La mala salud de los dignatarios
l David Owen indaga en el historial médico de los políticos y los males que pusieron en vilo al mundo
antonio paniagua
Las enfermedades que han obligado a guardar cama y reposo a los grandes dignatarios han sido celosamente vedadas al conocimiento público. Pero si se hubieran conocido, quizás el mundo se habría librado de alguna que otra contienda. Porque no hay nada mejor para la salud de los próceres y del planeta que conocer el expediente médico de los poderosos, que siempre se ha tratado como materia reservada. Abraham Lincoln no llevaba navaja por el miedo a sus ideas suicidas, De Gaulle acabó su mandato depresivo y desnortado, y es probable que Churchill sufriera un trastorno bipolar, circunstancia que explica sus caídas anímicas en el abismo, que él describía como su «perro negro». No son achaques infrecuentes. Según David Owen, autor del muy documentado ensayo En el poder y la enfermedad (Siruela), el 29% de todos los presidentes de EE UU han experimentado una quiebra de su salud mental cuando estaban en el cargo. Además, un 49% presentaron rasgos propios de un trastorno psiquiátrico en algún momento de su vida.

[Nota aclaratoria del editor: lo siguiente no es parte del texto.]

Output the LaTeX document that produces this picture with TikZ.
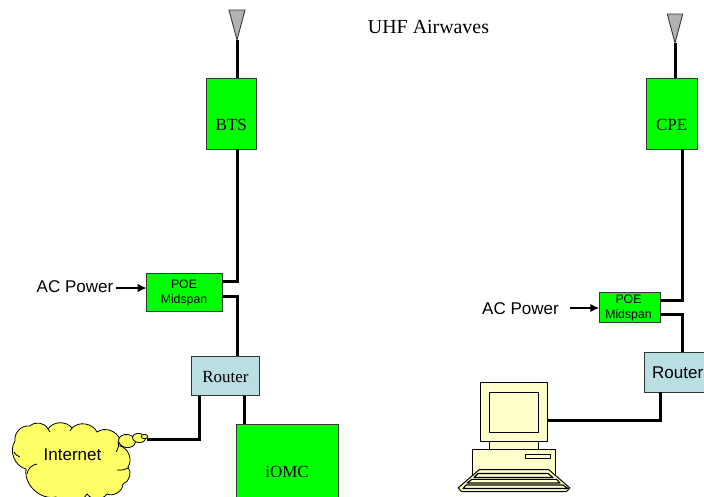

Owen, dos veces ministro del Reino Unido, una como titular de Sanidad y otra de Asuntos Exteriores, estudió Medicina en Cambridge, y sabe de lo que habla. A la luz de la lectura de su libro, llama la atención el gran número de cuadros depresivos que atacaron a los poderosos de nuestro tiempo, como es el caso de Roosevelt, Khrushchev, Churchill, Richard Nixon, Lyndon B. Johnson o Mussolini, por citar solo algunos.
Owen acuña una teoría propia sobre la embriaguez de poder en la que demasiados políticos naufragan. Bautiza este síndrome con la palabra griega ‘hybris’, una suerte de soberbia tan avasalladora que hace que el que la soporte pierda el sentido de la realidad La cordura de Nixon, un alcohólico de temperamento paranoide que sufría de frecuentes episodios de ansiedad, se descabaló al final de su mandato con el escándalo Watergate. Si ya era un «solitario patológico», su aislamiento en los últimos 18 meses de mandato se exacerbó peligrosamente.
Pese a la aparente vitalidad, encanto y estampa deportiva, John Kennedy tenía una salud tan frágil que se vio obligado a mentir sobre sus enfermedades. Uno de los males que minaba su vida era la enfermedad de Addison, causada por una insuficiencia de las glándulas suprarrenales. Para el autor, los errores en la gestión de bahía Cochinos contrastan con la mayor destreza con la que gestionó la crisis de los misiles con la URSS, una conducta que atribuye a la mejora de la medicación de que se benefició en 1962.
Aquejado de muchos dolores, Kennedy se atiborró de cortisona, lo que le hinchó el rostro, le destrozó huesos y cartílagos y causó una osteoporosis rampante. Para aliviar sus tormentos de espalda, había días en que tomaba cinco duchas de agua caliente, pues sus vértebras estaban aplastadas y soldadas con placas y tornillos. Por añadidura, padecía infecciones respiratorias y del tracto urinario.
La administración frecuente de procaína, un sustituto sintético de la cocaína, produce efectos indeseados. A buen seguro que Kennedy los sufrió, porque le inyectaban la droga hasta tres veces al día. Con tantas y variadas sustancias, el presidente andaba zombi. ¿Qué hacer? Un médico de gente adinerada, Max Jacobson, conocido por el sobrenombre de «doctor Feelgood», le procuró anfetaminas con la liberalidad del que receta píldoras vigorizantes.
En la gran mayoría de los casos, los consejeros médicos de los grandes dignatarios mintieron y ocultaron estos desequilibrios, una actitud que tuvo en algunos casos graves consecuencias. Si el presidente Woodrow Wilson hubiera dimitido cuando le sobrevino un derrame cerebral, al menos temporalmente, tal vez hubiera contribuido a evitar la Segunda Guerra Mundial. De haberse sabido a tiempo que el ‘sha’ de Irán, Reza Pahlavi, padecía un linfoma, podría haber sido tratado con garantías en Suiza y los ciudadanos de Irán e Irak se habrían ahorrado una guerra que duró ocho años y que alentó el extremismo islámico. A nadie le gusta que se revele su expediente clínico, y menos a un político. La obsesión de Miterrand por ocultar su cáncer de próstata adquirió tintes grotescos. Claude Gubler, su médico personal, acompañaba al mandatario a todas partes y en sus viajes camuflaba el gotero en las perchas para no sembrar sospechas. El doctor revisaba concienzudamente el cuarto de baño usado por su paciente y vaciaba las cisternas para estar seguro de no dejar rastro en las habitaciones de los hoteles.